In the distance, approaching on an access road, is a blue Nissan campus security truck, ego inflated by a flashing light supported by its roof. This type of vehicle was notorious for busting the secretive activities of high school students, whether we were trying to make out or trying to smoke pot on the college’s soccer field, which happened to be surrounded on three sides by thickly forested pine groves. (It was appropriately located on Piney Ridge Road. I like it when things like that make sense.) More than one of us carpet burned our knees in Clark Griswold station-wagons, eluding at high speed on back roads the tin-can, pseudo-po-po in our tanks with the faux-woodgrain accent trim. As if they were Homeland Security. Oh. Wait. That was before Homeland Security existed. I suppose rather than Guantanamo, we feared…not arrest (they weren’t real cops)…not our parents (they probably would have just laughed)…but perhaps embarassment, which is really one of the only things teenagers have to fear in small towns.

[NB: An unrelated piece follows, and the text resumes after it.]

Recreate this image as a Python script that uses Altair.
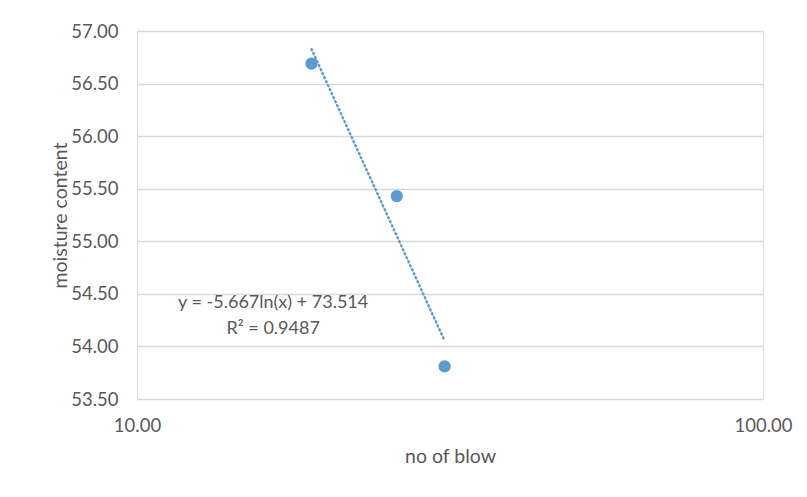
import altair as alt
import numpy as np
import pandas as pd

# Liquid limit test: number of blows vs. moisture content
blows = [19.0, 26.0, 31.0]
moisture = [56.69, 55.43, 53.81]

# Logarithmic trendline as reported: y = a*ln(x) + b
trend_a = -5.667
trend_b = 73.514
trend_r2 = 0.9487
trend_x = [min(blows), max(blows)]

eq_labels = [f"y = {trend_a}ln(x) + {trend_b}", f"R\u00b2 = {trend_r2}"]
eq_x = [16.5, 16.5]
eq_y = [54.41, 54.17]

y_ticks = [53.5, 54.0, 54.5, 55.0, 55.5, 56.0, 56.5, 57.0]
x_ticks = [10, 100]

FONT = "Lato"
GREY = "#595959"
BLUE = "#5b9bd5"

points = pd.DataFrame({"blows": blows, "moisture": moisture})
trend = pd.DataFrame({
    "blows": trend_x,
    "moisture": [trend_a * np.log(v) + trend_b for v in trend_x],
})
eq = pd.DataFrame({"blows": eq_x, "moisture": eq_y, "label": eq_labels})

x_scale = alt.Scale(type="log", domain=[10, 100], nice=False)
y_scale = alt.Scale(domain=[53.5, 57.0], nice=False, zero=False)

x_axis = alt.Axis(
    title="no of blow", values=x_ticks, format=".2f", grid=False,
    ticks=False, domain=False, labelPadding=17, titlePadding=13,
    labelFlush=False, labelFontSize=18.5, titleFontSize=19.5,
    labelColor=GREY, titleColor=GREY, labelFont=FONT, titleFont=FONT,
    titleFontWeight="normal",
)
y_axis = alt.Axis(
    title="moisture content", values=y_ticks, format=".2f", grid=True,
    gridColor="#d9d9d9", gridWidth=1.3, ticks=False, domain=False,
    labelPadding=19, titlePadding=0, labelFlush=False, labelFontSize=18.5,
    titleFontSize=19.5, labelColor=GREY, titleColor=GREY, labelFont=FONT,
    titleFont=FONT, titleFontWeight="normal",
)

base_x = alt.X("blows:Q", scale=x_scale, axis=x_axis)
base_y = alt.Y("moisture:Q", scale=y_scale, axis=y_axis)

trend_line = alt.Chart(trend).mark_line(
    color=BLUE, strokeWidth=2.4, strokeDash=[1.2, 3.2], strokeCap="round"
).encode(x=base_x, y=base_y)

dots = alt.Chart(points).mark_circle(
    color=BLUE, size=150, opacity=1
).encode(x="blows:Q", y="moisture:Q")

eq_text = alt.Chart(eq).mark_text(
    font=FONT, fontSize=18, color=GREY, align="center", baseline="middle"
).encode(x="blows:Q", y="moisture:Q", text="label:N")

chart = (
    alt.layer(trend_line, dots, eq_text)
    .properties(
        width=626, height=368,
        autosize=alt.AutoSizeParams(type="none"),
        padding={"left": 137, "top": 31, "right": 44, "bottom": 98},
    )
    .configure_view(stroke="#d9d9d9", strokeWidth=1.3)
    .configure(background="white")
)

chart.save("out.html", embed_options={"renderer": "svg", "actions": False})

Anyway, when Mrs. Robertson mentioned this caper, off-handedly in the build-up to the duck experiment, Jenny and I looked at each other, and then around at our classmates, engaged in their own personal little bubbles of distraction. We shared an expression that we still share often — a sisterly acknowledgement that something is happening here that only the two of us are appreciating. This is a connection on which I still base a part of my evaluations of friendships. Nowadays Jenny lives about a mile and a half from me with her husband, in an actual city, hundreds of miles from where we grew up, and on occasion, we still share that expression. And whenever that happens, my heart just leaps with the excitement of being “in on a secret.”